- **WHAT IS EXPECTED**
From the first line of the data down to and including the line with "(636,12) -- (636,373);", copy everything exactly, leaving out pictures.

------------------------------------

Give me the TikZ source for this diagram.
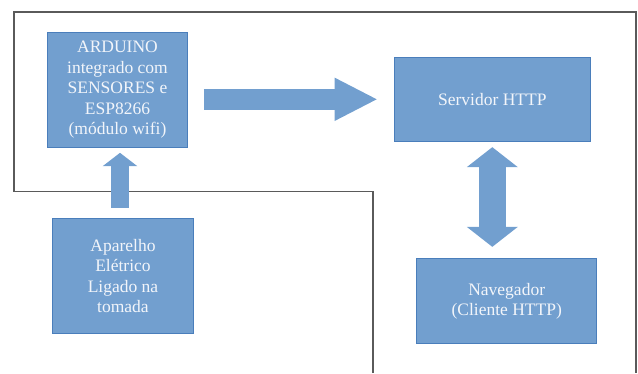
\documentclass[tikz,border=0pt]{standalone}
\usepackage{fontspec}
\setmainfont{Liberation Serif}
\usepackage{tikz}
\usetikzlibrary{positioning, arrows.meta}
\usepackage{xcolor}
\definecolor{boxfill}{HTML}{729FCF}
\definecolor{boxline}{HTML}{4A7EBB}
\definecolor{boxtext}{HTML}{F2F5FA}
\definecolor{frameline}{HTML}{5A5A5A}

\begin{document}
\begin{tikzpicture}[
        x=1pt, y=-1pt,
        block/.style={
            rectangle,
            draw=boxline,
            fill=boxfill,
            line width=0.9pt,
            align=center,
            text=boxtext,
            inner sep=2pt,
            font=\fontsize{17.5}{20.4}\selectfont
        },
        fatarrow/.style={
            draw=boxfill,
            line width=#1,
            line cap=butt
        },
        frame/.style={
            draw=frameline,
            line width=1.2pt
        }
    ]
    \useasboundingbox (0,0) rectangle (638,373);

    % Outline of the area
    \draw[frame] (373,373) -- (373,191.5) -- (14,191.5) -- (14,12) -- (636,12) -- (636,373);

    % Boxes
    \node[block, minimum width=140.4pt, minimum height=114.7pt] (arduino) at (117.5,89.7)
        {ARDUINO\\integrado com\\SENSORES e\\ESP8266\\(módulo wifi)};
    \node[block, minimum width=196.7pt, minimum height=84pt] (servidor) at (492.3,99.3)
        {Servidor HTTP};
    \node[block, minimum width=140.6pt, minimum height=115.4pt] (aparelho) at (123,276)
        {Aparelho\\Elétrico\\Ligado na\\tomada};
    \node[block, minimum width=180pt, minimum height=84.6pt] (navegador) at (506.7,301)
        {Navegador\\(Cliente HTTP)};

    % Arrows
    \draw[fatarrow=20.7pt, -{Triangle[width=40pt, length=43.3pt]}, shorten <=15.6pt, shorten >=15.7pt]
        (arduino.east |- servidor.west) -- (servidor.west);
    \draw[fatarrow=17.3pt, -{Triangle[width=34pt, length=13.4pt]}, shorten <=10pt, shorten >=5.3pt]
        ([xshift=-3pt]aparelho.north) -- ([xshift=-3pt]aparelho.north |- arduino.south);
    \draw[fatarrow=27pt, {Triangle[width=50pt, length=20pt]}-{Triangle[width=50pt, length=20pt]}, shorten <=5.4pt, shorten >=11.4pt]
        (servidor.south) -- (servidor.south |- navegador.north);

\end{tikzpicture}
\end{document}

------------------------------------

- **SOLUTION**
Give me the TikZ source for this diagram.
\documentclass[tikz,border=0pt]{standalone}
\usepackage{fontspec}
\setmainfont{Liberation Serif}
\usepackage{tikz}
\usetikzlibrary{positioning, arrows.meta}
\usepackage{xcolor}
\definecolor{boxfill}{HTML}{729FCF}
\definecolor{boxline}{HTML}{4A7EBB}
\definecolor{boxtext}{HTML}{F2F5FA}
\definecolor{frameline}{HTML}{5A5A5A}

\begin{document}
\begin{tikzpicture}[
        x=1pt, y=-1pt,
        block/.style={
            rectangle,
            draw=boxline,
            fill=boxfill,
            line width=0.9pt,
            align=center,
            text=boxtext,
            inner sep=2pt,
            font=\fontsize{17.5}{20.4}\selectfont
        },
        fatarrow/.style={
            draw=boxfill,
            line width=#1,
            line cap=butt
        },
        frame/.style={
            draw=frameline,
            line width=1.2pt
        }
    ]
    \useasboundingbox (0,0) rectangle (638,373);

    % Outline of the area
    \draw[frame] (373,373) -- (373,191.5) -- (14,191.5) -- (14,12) -- (636,12) -- (636,373);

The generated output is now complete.